宮城県の女川原発で重大事故が起きたことを想定した住民が参加しての避難訓練が3年ぶりに行われ、県が導入を目指す避難支援アプリが初めて試されました。

 村井知事は31日の会見で効果は期待できるとし、原発事故に限らず他の災害でも活用したい考えを示しました。

 29日に行われた訓練には、女川原発周辺の6つの市と町の住民約270人が参加しました。

 住民が参加しての訓練は、新型コロナの感染拡大以降見送られていたため3年ぶりとなります。

 参加者「大事なことなので是非体験したくて、是非ということなので参加しました」

 訓練は地震による津波で女川原発2号機で事故が発生し、放射性物質が外部に放出されたという想定で行われました。

 訓練の目的は住民に避難手順や避難場所を周知するとともに、渋滞が起こりやすい場所など避難計画が抱える課題を検証することです。

 放射性物質に汚染されていないか検査するポイントでは渋滞が懸念されているため、南三陸町の検査所では所要時間を計測したほか、けがを負った上に被ばくした住民がいる想定で原子力災害拠点病院への救急搬送の手順も訓練しました。

 今回の訓練では、石巻市の牡鹿半島や女川町など原発から半径5キロ圏内からの避難には、県が導入を目指す避難支援アプリを活用するため事前にそれぞれのスマートフォンにアプリのインストールを呼び掛けました。

 50台を準備し、希望する住民に貸し出しました。

 女川町役場では、訓練の開始前にアプリの使い方が説明されましたが、インストールに手間取る住民もいました。

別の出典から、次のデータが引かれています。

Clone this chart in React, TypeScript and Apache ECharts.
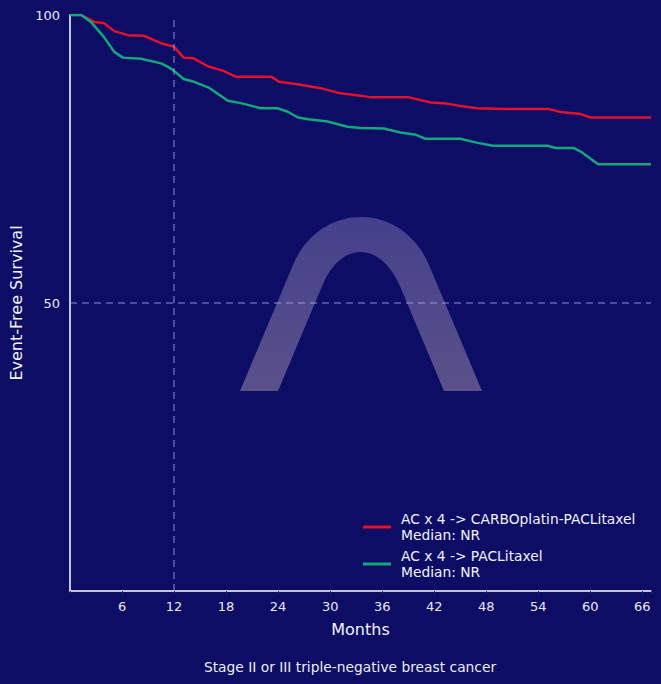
import React, { useEffect, useRef } from "react";
import * as echarts from "echarts";

// Kaplan–Meier style event-free survival estimates: [month, survival %]
const carboMonths = [0, 1.3, 2.8, 3.9, 5.1, 6.7, 8.5, 10.5, 12, 13.1, 14.2, 15.9, 17.7, 19.1, 23.2, 24.1, 26.6, 28.9, 31.2, 33.5, 34.7, 39.1, 41.6, 43.1, 45, 47, 50.2, 55.1, 56.8, 58.9, 60, 67];
const carboSurvival = [100, 100, 98.8, 98.6, 97.2, 96.5, 96.4, 95.1, 94.5, 92.6, 92.5, 91.1, 90.3, 89.3, 89.3, 88.4, 87.9, 87.3, 86.4, 86.0, 85.7, 85.7, 84.8, 84.7, 84.2, 83.8, 83.7, 83.7, 83.1, 82.8, 82.2, 82.2];

const pacliMonths = [0, 1.3, 2.4, 3.9, 5.1, 6.1, 8.2, 10.5, 11.3, 12, 13.1, 14.3, 16, 18.2, 19.7, 22, 24, 25.1, 26.3, 27.5, 29.7, 32, 33.5, 36.2, 38.1, 39.9, 41, 45, 47, 48.8, 55.1, 56, 58.1, 58.9, 60.9, 67];
const pacliSurvival = [100, 100, 98.8, 96.2, 93.6, 92.6, 92.4, 91.6, 91.0, 90.3, 88.9, 88.4, 87.4, 85.1, 84.7, 83.8, 83.8, 83.2, 82.2, 81.9, 81.5, 80.6, 80.4, 80.3, 79.6, 79.2, 78.5, 78.5, 77.8, 77.3, 77.3, 76.9, 76.9, 76.3, 74.1, 74.1];

const seriesNames = ["AC x 4 -> CARBOplatin-PACLitaxel", "AC x 4 -> PACLitaxel"];
const medianLabels = ["Median: NR", "Median: NR"];
const landmarkMonth = 12;
const halfSurvival = 50;

const FONT = "DejaVu Sans";

// Arch emblem outline
const archPath =
  "M240,391 L293,265 C320,201 402,201 429,265 L482,391 L444,391 L399.5,285 " +
  "C380,241 341,241 322.5,285 L278,391 Z";

let archRegistered = false;
function registerArch() {
  if (archRegistered) return;
  echarts.graphic.registerShape("arch", echarts.graphic.extendPath(archPath, {}) as any);
  archRegistered = true;
}

export default function App() {
  const ref = useRef<HTMLDivElement>(null);

  useEffect(() => {
    if (!ref.current) return;
    registerArch();
    const chart = echarts.init(ref.current, undefined, { renderer: "svg" });

    const zip = (xs: number[], ys: number[]) => xs.map((x, i) => [x, ys[i]]);

    chart.setOption({
      animation: false,
      backgroundColor: "#0d0d66",
      textStyle: { fontFamily: FONT },
      grid: { left: 70, right: 10, top: 15, bottom: 93 },
      xAxis: {
        type: "value",
        min: 0,
        max: 67,
        interval: 6,
        name: "Months",
        nameLocation: "middle",
        nameGap: 30,
        nameTextStyle: { color: "#f2f2f8", fontSize: 16, fontFamily: FONT },
        axisLine: { lineStyle: { color: "#ffffff", width: 1.5 } },
        axisTick: { show: true, length: 3, lineStyle: { color: "#262670" } },
        axisLabel: {
          color: "#e8e8f2",
          fontSize: 13,
          margin: 9,
          fontFamily: FONT,
          formatter: (v: number) => (v > 0 && v % 6 === 0 ? String(v) : ""),
        },
        splitLine: { show: false },
      },
      yAxis: {
        type: "value",
        min: 0,
        max: 100,
        interval: 50,
        name: "Event-Free Survival",
        nameLocation: "middle",
        nameGap: 44,
        nameTextStyle: { color: "#f2f2f8", fontSize: 16, fontFamily: FONT },
        axisLine: { show: true, lineStyle: { color: "#ffffff", width: 1.5 } },
        axisTick: { show: false },
        axisLabel: {
          color: "#e8e8f2",
          fontSize: 13,
          margin: 10,
          fontFamily: FONT,
          formatter: (v: number) => (v > 0 ? String(v) : ""),
        },
        splitLine: { show: false },
      },
      legend: {
        orient: "vertical",
        left: 358,
        top: 506,
        itemWidth: 28,
        itemHeight: 3,
        itemGap: 5,
        icon: "rect",
        data: seriesNames,
        formatter: (name: string) => `${name}\n${medianLabels[seriesNames.indexOf(name)]}`,
        textStyle: { color: "#f2f2f8", fontSize: 13.8, lineHeight: 16, fontFamily: FONT, padding: [0, 0, 0, 5] },
      },
      graphic: [
        {
          type: "arch",
          z: 0,
          silent: true,
          shape: {},
          style: {
            fill: new echarts.graphic.LinearGradient(0, 0, 0, 1, [
              { offset: 0, color: "#45408c" },
              { offset: 1, color: "#5b508a" },
            ]),
          },
        },
        {
          type: "text",
          x: 350,
          y: 667,
          style: {
            text: "Stage II or III triple-negative breast cancer",
            fill: "#ececf4",
            font: `13.8px ${FONT}`,
            align: "center",
            verticalAlign: "middle",
          },
        },
      ],
      series: [
        {
          name: seriesNames[0],
          type: "line",
          data: zip(carboMonths, carboSurvival),
          symbol: "none",
          color: "#e3112b",
          lineStyle: { width: 2.5, color: "#e3112b" },
          z: 3,
          markLine: {
            silent: true,
            symbol: "none",
            label: { show: false },
            lineStyle: { color: "rgba(170,170,235,0.55)", type: [7, 5], width: 1.5 },
            data: [{ xAxis: landmarkMonth }, { yAxis: halfSurvival }],
          },
        },
        {
          name: seriesNames[1],
          type: "line",
          data: zip(pacliMonths, pacliSurvival),
          symbol: "none",
          color: "#10a87c",
          lineStyle: { width: 2.5, color: "#10a87c" },
          z: 4,
        },
      ],
    });

    return () => chart.dispose();
  }, []);

  return (
    <div
      ref={ref}
      style={{ position: "fixed", left: 0, top: 0, width: 661, height: 684 }}
    />
  );
}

 参加者「ちょっと(インストールが)難しいようですね。この通りやってると思うんですけれども。まだ慣れていないもので、はい」「妻はしたけれども、自分は(インストール)していない。やり方分からない。3回くらいやったけれども失敗で分からないから止めた」

 訓練が始まると、アプリがインストールされたそれぞれのスマートフォンに避難先が通知されました。

 参加者「あ、来た。避難先を変更しました、速やかに避難してください」

 そして住民は、バスの避難先である大崎市の避難所に到着すると、これまでは手書きで行ってきた受付登録にアプリを使いました。

 インストールは難しくても、アプリでの受け付けを体験してもらうため、県はスマートフォン50台を準備し希望者に貸し出しました。

 参加者「自分の携帯が使い慣れないからできないけれど、いずれはちゃんとでき来るようにならないと。これは簡単にできるから、最初借りてやってみようと思ったの」

 一方で、これまで通りの名前や住所を手書きで書く方法の受け付けを選んだ住民もいました。

 参加者「難しいような感じがして、慣れればいいんだけどね。やっぱり触ったことも無いから書きました」

 訓練の現場を視察した村井知事は31日の会見で、アプリは被災者の安否確認や避難所運営の負担軽減などの効果が期待できるとし、他の災害でも活用していきたい考えを示しました。

 村井知事「アプリを使う人はスムーズに入っていただける。その分、紙に名前を書く人は減り、その分避難所の負担が軽くなって受け付けで並ぶ人数が減ってくる。いろんな相乗効果があったと思っています。全ての災害に適用できるように全市町村とやっていく」

 村井知事は避難に使ったこのアプリについて、政府が進めている行政手続きのデジタル化、デジタルトランスフォーメーションの柱にしたいと話していました。